Ethnopharmacologist, Scientist, Author, Conservation Activist & Consciousness Explorer
Dennis McKenna is an ethnopharmacologist who spent nearly half a century researching psychoactive plant medicines, many of which have been used for millennia by indigenous tribes for sacred rituals and healing purposes. However, most of these plants are scorned, forbidden and criminalised under the penalty of imprisonment in the today’s society.
Dennis holds a doctorate from the University of British Columbia, where his research is focused on ayahuasca and oo-koo-hé, two hallucinogens used by indigenous peoples in the Northwest Amazon. Dennis has received post-doctoral research fellowships in the Laboratory of Clinical Pharmacology, National Institute of Mental Health, and in the Department of Neurology, Stanford University School of Medicine.

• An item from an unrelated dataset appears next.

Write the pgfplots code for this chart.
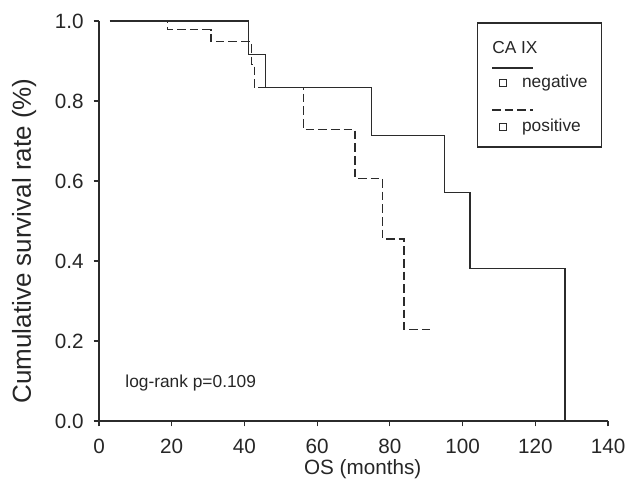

In 1990, he joined Shaman Pharmaceuticals as Director of Ethnopharmacology, and in 1993 became the Aveda Corporation’s Senior Research Pharmacognosist. Dennis has been an adjunct assistant professor at the Centre for Spirituality and Healing at the University of Minnesota since 2001, where he teaches courses in ethnopharmacology and botanical medicine. He has taught summer field courses in Peru and Ecuador, and has conducted fieldwork throughout the upper Amazon. He is a founding board member of the Heffter Research Institute, a non-profit organization focused on the investigation of the potential therapeutic uses of psychoactive medicines.
In addition, Dennis is the author of many scientific papers, and co-author, with his late brother Terence McKenna, of: The Invisible Landscape: Mind, Hallucinogens, and the I Ching as well as Psilocybin: Magic Mushroom Grower’s Guide.
Dennis will be at the conference to officiate the European launch of the Ethnopharmacologic Search for Psychoactive Drugs (ESPD50). ESPD50 is a publication which followed the landmark symposium held in 1967, bringing together groups of specialists who gathered to share their findings on the use of psychoactive plants in indigenous societies and in modern medicine. On the 50th anniversary, during the month of June 2017, an international group of specialists gathered again to share their perspectives on past, present, and future research in ethnopharmacology. Dennis was the organiser of the ESPD50 conference, as well as one of the chief editors of the volume.